Good Village Voice article about the various protests staged around New York on 9/11. The one at the World Trade Center--vocally endorsing the "Controlled Demolition" theory, which says that the towers shouldn't have pancaked the way they did just from burning jet fuel--pissed a lot of Ground Zero visitors off, who are still in the Al Qaeda Worked Alone and Bush Is Our Savior mode, including some firemen, who yelled back at the protesters. I happened to be walking by the site and saw the protesters in their black T shirts before they assembled with signs, etc,. and knew something was up. Really wanted to stop and talk with them, ask a few questions, but had to go to work. The 9/11 commission report sits in my throat like a half-digested wad of gristle--of course it's a whitewash, there are too many unexplained mysteries about that day, like where were the damned fighter planes? and why did Tower 7 fall, where no plane hit? At the very least 9/11 represented massive government negligence, just as we saw with Katrina, and yet Bush fired no one. A guy named George left a comment here once saying "There will always be conspiracy theories." Yeah, well, whatever helps you sleep at night.
Richard Roeper's list of pull quotes from the Katrina humanitarian disaster is here; definitely worth a read. I see from my pro-Bush Comcast mail page that the President is taking responsibility again. Didn't he do that once before, take full responsibility, and then not do anything?
Better pictures of Stefan Eberstadt's Rucksack Haus (backpack house), discussed previously here. Thanks to Chihcheng Peng at Eyebeam for reBlogging the post, and Regine at We Make Money Not Art for re-reBlogging it, with additional details and commentary. (Update: my original post now has more pics, as well as an eyewitness report).
Burgertime 3 made this comment in response to the previous post about iTunes:
I like how the "artists' computer company" doesn't offer an mp3 player that's capable of recording at decent quality. The ipod linux project revealed that the hardware can actually record at better quality, it's only limited to a low bitrate because the ipod firmware is crippleware. can't help but think it's because they're in bed with the RIAA.Many hippie communes failed because capitalism provided what was for most people a better life, due to economies of scale, distributed workloads, etc. Communalism in the digital arena, in the form of open source principals, file sharing, and so forth, actually produces a viable alternative to capitalism.
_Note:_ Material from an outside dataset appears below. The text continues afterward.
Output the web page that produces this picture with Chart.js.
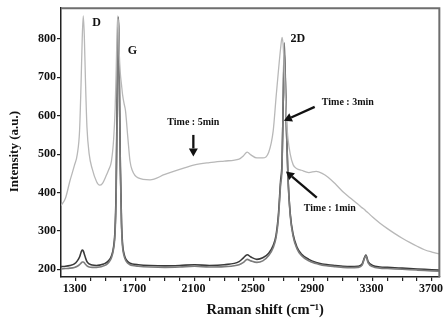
<!DOCTYPE html>
<html><head><meta charset="utf-8">
<script src="https://cdn.jsdelivr.net/npm/chart.js@4/dist/chart.umd.min.js"></script>
<style>html,body{margin:0;padding:0;background:#fff}canvas{display:block}</style>
</head><body>
<canvas id="c" width="445" height="320"></canvas>
<script>
const shift = [1200,1230,1260,1290,1310,1325,1335,1343,1350,1357,1365,1375,1390,1410,1440,1460,1480,1500,1520,1540,1555,1565,1572,1578,1583,1588,1593,1600,1608,1615,1625,1635,1650,1665,1680,1720,1800,1900,2000,2100,2200,2300,2400,2430,2455,2480,2520,2560,2600,2630,2650,2665,2680,2690,2698,2705,2712,2720,2730,2745,2765,2790,2820,2870,2920,2960,3000,3050,3100,3150,3200,3230,3245,3255,3270,3300,3350,3400,3450,3500,3550,3600,3650,3700,3750];
const time1min = [207,208,210,214,222,232,244,250,248,240,230,220,214,211,210,211,213,216,222,235,260,310,420,640,830,856,700,470,320,265,240,228,220,216,214,212,210,209,210,212,210,212,220,230,238,232,226,230,242,262,290,340,430,480,640,765,690,560,440,345,290,258,240,226,218,214,212,210,208,207,208,214,230,237,220,210,206,205,204,203,202,201,200,199,198];
const time3min = [201,202,203,205,208,212,216,219,219,217,213,209,206,205,205,206,208,211,217,230,255,300,400,610,810,850,690,460,310,258,235,224,216,212,210,208,206,205,206,208,206,207,212,218,226,222,218,222,236,256,284,332,420,470,650,790,700,560,435,340,285,254,236,222,215,211,209,207,205,204,205,211,228,235,217,207,203,202,201,200,199,198,197,196,195];
const time5min = [366,385,430,470,500,560,680,800,860,810,690,570,500,462,428,419,424,440,458,482,540,620,720,820,860,830,760,710,680,655,632,612,545,482,458,438,433,447,460,472,478,482,487,496,505,498,490,490,505,560,650,715,775,804,780,720,650,590,540,500,472,462,458,452,455,450,440,422,402,386,370,360,356,352,347,336,320,306,293,281,270,260,251,245,240];
const xLabels = [1300,1700,2100,2500,2900,3300,3700];
const xMinorStep = 100;
const yLabels = [200,300,400,500,600,700,800];

const notes = [
  {text:'D', x:1440, y:841, size:12},
  {text:'G', x:1682, y:769, size:12},
  {text:'2D', x:2797, y:800, size:12},
  {text:'Time : 5min', x:2092, y:582, size:10},
  {text:'Time : 3min', x:3133, y:634, size:10},
  {text:'Time : 1min', x:3012, y:359, size:10}
];
const arrows = [
  {x0:2092, y0:550, x1:2092, y1:494},
  {x0:2910, y0:623, x1:2702, y1:587},
  {x0:2924, y0:387, x1:2716, y1:455}
];

const SERIF = '"Liberation Serif","Times New Roman",serif';

const annot = {
  id:'annot',
  afterDraw(chart){
    const {ctx, chartArea:a, scales:{x,y}} = chart;
    ctx.save();
    ctx.strokeStyle = '#6e6e6e'; ctx.lineWidth = 2;
    ctx.beginPath(); ctx.moveTo(a.left, a.top); ctx.lineTo(a.right, a.top); ctx.lineTo(a.right, a.bottom); ctx.stroke();
    ctx.fillStyle = '#111'; ctx.textAlign='center'; ctx.textBaseline='middle';
    notes.forEach(n=>{
      ctx.font = 'bold '+n.size+'px '+SERIF;
      ctx.fillText(n.text, x.getPixelForValue(n.x), y.getPixelForValue(n.y));
    });
    ctx.strokeStyle='#111'; ctx.fillStyle='#111'; ctx.lineWidth=2.3;
    arrows.forEach(r=>{
      const X0=x.getPixelForValue(r.x0), Y0=y.getPixelForValue(r.y0);
      const X1=x.getPixelForValue(r.x1), Y1=y.getPixelForValue(r.y1);
      const ang=Math.atan2(Y1-Y0, X1-X0), h=8, w=4.5;
      const bx=X1-h*Math.cos(ang), by=Y1-h*Math.sin(ang);
      ctx.beginPath(); ctx.moveTo(X0,Y0); ctx.lineTo(bx,by); ctx.stroke();
      ctx.beginPath(); ctx.moveTo(X1,Y1);
      ctx.lineTo(bx+w*Math.sin(ang), by-w*Math.cos(ang));
      ctx.lineTo(bx-w*Math.sin(ang), by+w*Math.cos(ang));
      ctx.closePath(); ctx.fill();
    });
    ctx.fillStyle='#111';
    ctx.font = 'bold 14.5px '+SERIF;
    ctx.textAlign='center'; ctx.textBaseline='middle';
    ctx.fillText('Raman shift (cm\u207B\u00B9)', (a.left+a.right)/2+15, 310);
    ctx.save();
    ctx.translate(15, (a.top+a.bottom)/2+9);
    ctx.rotate(-Math.PI/2);
    ctx.font = 'bold 13px '+SERIF;
    ctx.fillText('Intensity (a.u.)', 0, 0);
    ctx.restore();
    ctx.restore();
  }
};

const mk = (arr)=>shift.map((v,i)=>({x:v, y:arr[i]}));

new Chart(document.getElementById('c'), {
  type:'line',
  data:{datasets:[
    {label:'Time : 5min', data:mk(time5min), borderColor:'#b8b8b8', borderWidth:1.3},
    {label:'Time : 3min', data:mk(time3min), borderColor:'#7c7c7c', borderWidth:1.6},
    {label:'Time : 1min', data:mk(time1min), borderColor:'#3a3a3a', borderWidth:1.6}
  ]},
  options:{
    responsive:false, animation:false,
    layout:{padding:{left:0,right:4,top:7,bottom:0}},
    elements:{point:{radius:0}, line:{cubicInterpolationMode:'monotone'}},
    plugins:{legend:{display:false}, tooltip:{enabled:false}},
    scales:{
      x:{type:'linear', min:1200, max:3750,
        afterBuildTicks(s){
          const t=[];
          for(let v=xLabels[0]; v<=xLabels[xLabels.length-1]; v+=xMinorStep) t.push({value:v});
          s.ticks=t;
        },
        afterFit(s){ s.height = 43; },
        ticks:{autoSkip:false, maxRotation:0, padding:1, labelOffset:-1, color:'#111',
          font:{family:SERIF, size:12, weight:'bold'},
          callback:(v)=> xLabels.includes(v) ? String(v) : ''},
        grid:{drawOnChartArea:false, tickLength:4, color:'#222', lineWidth:1.2},
        border:{color:'#222', width:1.5}
      },
      y:{min:180, max:880,
        afterBuildTicks(s){ s.ticks = yLabels.map(v=>({value:v})); },
        afterFit(s){ s.width = 61; },
        ticks:{padding:1, color:'#111', font:{family:SERIF, size:12, weight:'bold'}},
        grid:{drawOnChartArea:false, tickLength:4, color:'#222', lineWidth:1.2},
        border:{color:'#222', width:1.5}
      }
    }
  },
  plugins:[annot]
});
</script>
</body></html>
Products such as Firefox, Thunderbird, and LAME for mp3-ripping are just as good or better than the commercial alternatives. As I told a friend who is working with Linux, it's important even for those of us who don't use it to have some kind of ideal standard in mind--to know it exists and that it functions in a superior way. Something like the voluntary licensing scheme for online music sales Downhill Battle proposes would work, just like Firefox works, and culture would be richer for it. iTunes, on the other hand, is a compromise scheme; it is a shame that people are embracing it, and that it seems to be on the way to becoming the standard, the way Windows is the standard, just because the record companies are so litigious and have attempted to shut down everything else that threatens their "old" (entrenched, top heavy, corrrupt) way of doing things.
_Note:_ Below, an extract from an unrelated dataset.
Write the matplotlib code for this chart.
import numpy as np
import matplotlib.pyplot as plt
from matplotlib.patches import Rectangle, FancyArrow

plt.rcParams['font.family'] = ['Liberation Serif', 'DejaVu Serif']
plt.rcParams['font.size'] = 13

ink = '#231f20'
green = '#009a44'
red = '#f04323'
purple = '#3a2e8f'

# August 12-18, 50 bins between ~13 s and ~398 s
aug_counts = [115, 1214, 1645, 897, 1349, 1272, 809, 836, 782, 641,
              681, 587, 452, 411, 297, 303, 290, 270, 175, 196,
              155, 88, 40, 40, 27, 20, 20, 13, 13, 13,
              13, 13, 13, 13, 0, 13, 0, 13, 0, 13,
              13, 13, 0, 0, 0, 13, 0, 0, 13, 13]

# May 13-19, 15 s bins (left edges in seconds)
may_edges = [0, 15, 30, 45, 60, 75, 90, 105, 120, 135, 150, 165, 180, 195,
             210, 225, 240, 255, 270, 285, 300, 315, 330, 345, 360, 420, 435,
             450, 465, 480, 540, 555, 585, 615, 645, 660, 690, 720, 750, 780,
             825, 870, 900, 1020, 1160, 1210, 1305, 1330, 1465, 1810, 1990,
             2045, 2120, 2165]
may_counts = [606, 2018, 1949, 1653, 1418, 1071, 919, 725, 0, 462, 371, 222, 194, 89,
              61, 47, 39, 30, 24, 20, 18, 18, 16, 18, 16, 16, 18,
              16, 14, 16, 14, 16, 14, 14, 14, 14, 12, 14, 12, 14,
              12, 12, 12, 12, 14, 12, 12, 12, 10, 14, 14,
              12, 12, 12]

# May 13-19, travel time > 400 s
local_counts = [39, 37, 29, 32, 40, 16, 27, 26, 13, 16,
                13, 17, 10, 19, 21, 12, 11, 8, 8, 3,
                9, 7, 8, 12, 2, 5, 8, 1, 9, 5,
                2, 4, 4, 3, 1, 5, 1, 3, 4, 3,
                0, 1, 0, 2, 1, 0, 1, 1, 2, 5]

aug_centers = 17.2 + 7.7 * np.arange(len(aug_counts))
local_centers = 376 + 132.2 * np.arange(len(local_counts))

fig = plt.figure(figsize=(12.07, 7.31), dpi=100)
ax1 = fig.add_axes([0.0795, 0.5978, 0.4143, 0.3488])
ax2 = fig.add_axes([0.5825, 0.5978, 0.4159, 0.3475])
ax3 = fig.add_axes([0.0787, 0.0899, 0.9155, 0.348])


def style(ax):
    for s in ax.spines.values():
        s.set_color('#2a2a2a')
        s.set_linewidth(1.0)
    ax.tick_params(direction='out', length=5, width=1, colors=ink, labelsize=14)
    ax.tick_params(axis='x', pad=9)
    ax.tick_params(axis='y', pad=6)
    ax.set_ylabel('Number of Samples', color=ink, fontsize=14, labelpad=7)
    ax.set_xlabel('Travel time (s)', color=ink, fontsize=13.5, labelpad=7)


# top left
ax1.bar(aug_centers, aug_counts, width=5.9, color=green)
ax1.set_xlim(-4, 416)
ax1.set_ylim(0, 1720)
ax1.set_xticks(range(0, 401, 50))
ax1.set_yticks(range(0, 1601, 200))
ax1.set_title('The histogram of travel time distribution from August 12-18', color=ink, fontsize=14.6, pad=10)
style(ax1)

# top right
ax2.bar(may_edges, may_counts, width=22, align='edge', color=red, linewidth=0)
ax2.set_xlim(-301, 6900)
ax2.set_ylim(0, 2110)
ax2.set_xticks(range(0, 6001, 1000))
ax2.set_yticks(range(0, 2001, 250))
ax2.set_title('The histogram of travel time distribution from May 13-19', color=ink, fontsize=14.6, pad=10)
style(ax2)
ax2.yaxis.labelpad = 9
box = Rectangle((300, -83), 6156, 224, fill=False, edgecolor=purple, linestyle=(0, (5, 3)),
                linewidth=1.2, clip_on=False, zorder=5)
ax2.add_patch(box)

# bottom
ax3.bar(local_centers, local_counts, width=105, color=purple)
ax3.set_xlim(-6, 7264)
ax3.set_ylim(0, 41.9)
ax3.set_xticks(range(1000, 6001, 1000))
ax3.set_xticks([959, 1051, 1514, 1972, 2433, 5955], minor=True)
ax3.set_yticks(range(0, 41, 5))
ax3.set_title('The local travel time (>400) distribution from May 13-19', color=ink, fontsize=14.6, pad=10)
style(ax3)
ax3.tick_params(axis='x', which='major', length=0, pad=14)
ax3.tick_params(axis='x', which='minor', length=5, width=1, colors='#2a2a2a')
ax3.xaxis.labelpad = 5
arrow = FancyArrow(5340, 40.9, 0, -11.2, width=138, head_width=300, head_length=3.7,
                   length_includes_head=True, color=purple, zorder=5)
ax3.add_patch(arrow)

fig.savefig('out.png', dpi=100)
I've been avoiding iTunes as a consumer and a producer with only the vaguest thought for why it rubbed me the wrong way, other than (i) the evil record companies haven't shut it down so it must be bad, (ii) $1.00 a song seems way too high for a compressed file when more good ones than you could ever listen to can be found free on the web, (iii) fads suck and Apple, after being the cool company for so many years, is starting to suck, and (iv) headphones for recreational listening are bad for your long-term hearing.
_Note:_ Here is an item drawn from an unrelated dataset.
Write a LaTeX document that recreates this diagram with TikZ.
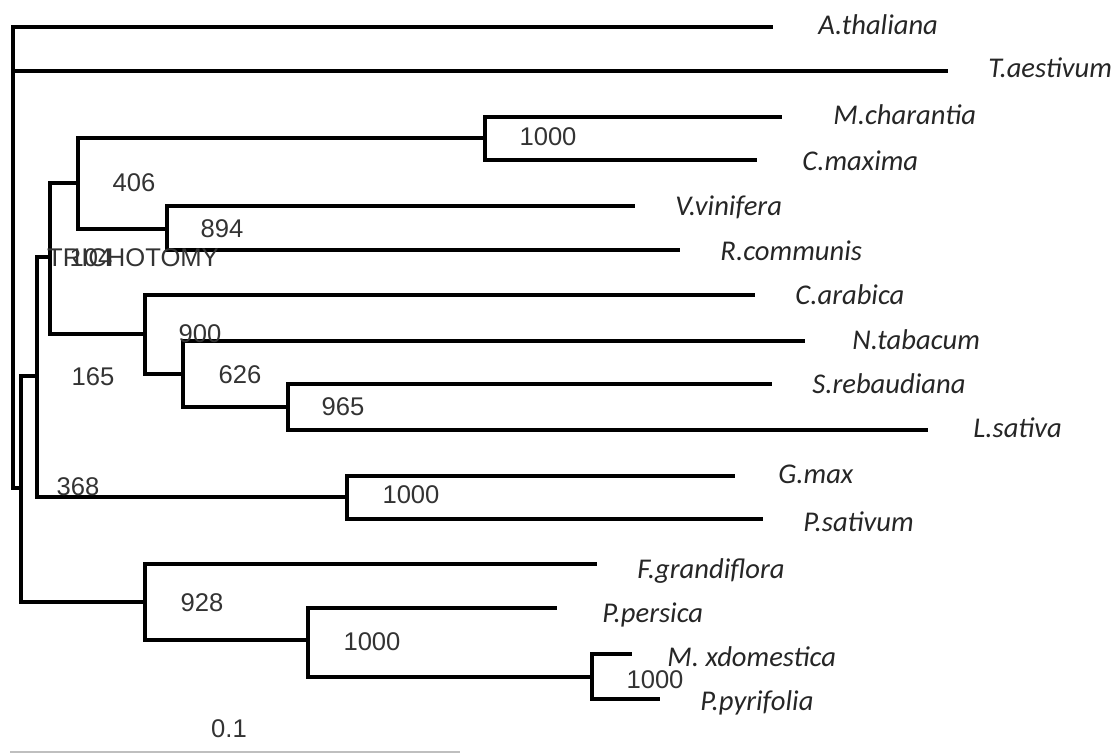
\documentclass[tikz,border=0pt]{standalone}
\usepackage{fontspec}
\setmainfont{Liberation Sans}
\newfontfamily\taxfont{Carlito}
\usetikzlibrary{positioning}

\tikzset{
  branch/.style={line width=1.8pt},
  taxon/.style={anchor=base west,inner sep=0pt,text=black!85,
    font=\taxfont\itshape\fontsize{14.3}{16}\selectfont},
  boot/.style={inner sep=0pt,text=black!80,font=\fontsize{12.8}{14}\selectfont}
}

\begin{document}
\begin{tikzpicture}[x=0.5pt,y=-0.5pt]
    \useasboundingbox (0,0) rectangle (1117,753);

    % inner nodes
    \coordinate (r0)   at (13,71);
    \coordinate (nA)   at (21,488);
    \coordinate (nB)   at (37,376);
    \coordinate (nC)   at (50,257);
    \coordinate (n406) at (78,183);
    \coordinate (nMC)  at (485,138);
    \coordinate (nVR)  at (167,229);
    \coordinate (n900) at (145,334);
    \coordinate (n626) at (183,374);
    \coordinate (n965) at (288,407);
    \coordinate (nGP)  at (347,497);
    \coordinate (n928) at (145,602);
    \coordinate (nPM)  at (308,640);
    \coordinate (nMP)  at (592,677);

    % tips
    \coordinate (tAth) at (773,27);
    \coordinate (tTae) at (948,71);
    \coordinate (tMch) at (782,117);
    \coordinate (tCma) at (757,160);
    \coordinate (tVvi) at (635,206);
    \coordinate (tRco) at (680,250);
    \coordinate (tCar) at (755,295);
    \coordinate (tNta) at (805,341);
    \coordinate (tSre) at (772,384);
    \coordinate (tLsa) at (928,430);
    \coordinate (tGma) at (735,476);
    \coordinate (tPsa) at (763,519);
    \coordinate (tFgr) at (597,564);
    \coordinate (tPpe) at (557,608);
    \coordinate (tMxd) at (632,654);
    \coordinate (tPpy) at (660,699);

    \draw[branch]
    (r0) |- (tAth)  (r0) -- (tTae)  (r0) |- (nA)
    (nA) |- (nB)  (nA) |- (n928)
    (nB) |- (nC)  (nB) |- (nGP)
    (nC) |- (n406)  (nC) |- (n900)
    (n406) |- (nMC)  (n406) |- (nVR)
    (nMC) |- (tMch)  (nMC) |- (tCma)
    (nVR) |- (tVvi)  (nVR) |- (tRco)
    (n900) |- (tCar)  (n900) |- (n626)
    (n626) |- (tNta)  (n626) |- (n965)
    (n965) |- (tSre)  (n965) |- (tLsa)
    (nGP) |- (tGma)  (nGP) |- (tPsa)
    (n928) |- (tFgr)  (n928) |- (nPM)
    (nPM) |- (tPpe)  (nPM) |- (nMP)
    (nMP) |- (tMxd)  (nMP) |- (tPpy)
    ;

    \node[taxon] (lAth) at (818,35)  {A.thaliana};
    \node[taxon] (lTae) at (988,78)  {T.aestivum};
    \node[taxon] (lMch) at (833,125) {M.charantia};
    \node[taxon] (lCma) at (802,171) {C.maxima};
    \node[taxon] (lVvi) at (675,216) {V.vinifera};
    \node[taxon] (lRco) at (720,261) {R.communis};
    \node[taxon] (lCar) at (795,305) {C.arabica};
    \node[taxon] (lNta) at (852,350) {N.tabacum};
    \node[taxon] (lSre) at (812,393) {S.rebaudiana};
    \node[taxon] (lLsa) at (973,437) {L.sativa};
    \node[taxon] (lGma) at (778,483) {G.max};
    \node[taxon] (lPsa) at (803,531) {P.sativum};
    \node[taxon] (lFgr) at (637,578) {F.grandiflora};
    \node[taxon] (lPpe) at (602,622) {P.persica};
    \node[taxon] (lMxd) at (667,666) {M. xdomestica};
    \node[taxon] (lPpy) at (700,710) {P.pyrifolia};

    \node[boot] (b1) at (548,137) {1000};
    \node[boot] (b2) at (134,183) {406};
    \node[boot] (b3) at (222,229) {894};
    \node[boot] (tri) at (133,258) {TRICHOTOMY};
    \node[boot] (b4) at (91,258) {104};
    \node[boot] (b5) at (200,334) {900};
    \node[boot] (b6) at (93,377) {165};
    \node[boot] (b7) at (240,375) {626};
    \node[boot] (b8) at (343,407) {965};
    \node[boot] (b9) at (78,487) {368};
    \node[boot] (b10) at (411,495) {1000};
    \node[boot] (b11) at (202,603) {928};
    \node[boot] (b12) at (372,642) {1000};
    \node[boot] (b13) at (655,680) {1000};

    % scale bar
    \node[boot] (sc) at (229,729) {0.1};
    \coordinate (s0) at (10,752);
    \coordinate (s1) at (460,752);
    \draw[line width=1.2pt,black!25] (s0) -- (s1);
\end{tikzpicture}
\end{document}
Thanks to Francis Hwang for linking to the musicians' rights organization Downhill Battle, which has this page up explaining exactly what's wrong with iTunes and proposing a much more wholesome scheme called "voluntary collective licensing." One good reason for avoiding the iTunes empire is
Despite huge new efficiencies created by internet distribution--no CDs to make, no distributors to store and ship them, no CD stores to build and run--artists receive the same pathetic cut [as they do from their exploitative record contracts]. That is the disaster of iTunes. Instead of using this new medium to empower musicians and their fans, it helps the record industry cartel perpetuate the exploitation. Apple might say it's not their fault: after all, they didn't write the unfair record contracts. But when Apple supports and profits from an obviously unfair system, while telling customers that it's "fair to the artists," they are just as guilty. [Per Downhill Battle, Apple recently removed the claim that iTunes is "fair to the artists" from their website.]Hwang recently had a run-in with the not-so-benevolent Apple when he put a parody iPod up for sale on eBay. Referencing the infamous early copyright debacle where rich rockers U2 went after indies Negativland and bled them dry from legal fees for no apparent reason other than because they could, Hwang sold an actual, functioning, repackaged-but-not-otherwise-altered iPod loaded with eight Negativland albums, "to get you started in your subversive listening habits." This was clearly an art project, prank, legitimate act of protest, or what have you; proceeds were to go the the aforementioned Downhill Battle.
The humorless Apple predictably stopped the eBay sale. Hwang received an email from the online auctioneer telling him "We would like to let you know that we removed your listing: 2290680118 Unauthorized iPod U2 vs. Negativland Special Edition because an intellectual property rights owner notified us, under penalty of perjury, that your listing infringes the rights owner's copyright, trademark, or other rights." (Perjury means lying under oath. I assume this means Apple had to swear the infringement claim was valid. It could be clearer.)
Hwang's project is further explained in Rhizome's Net Art News, which perhaps goes a tad light on the heavies ("Apple contributed to the poetry of the object" by stopping the sale?), and on this page of Hwang's. His first iPod is no longer for sale, but a second version is included in Negativland's current show, which I haven't seen, at Gigantic Art Space in NYC.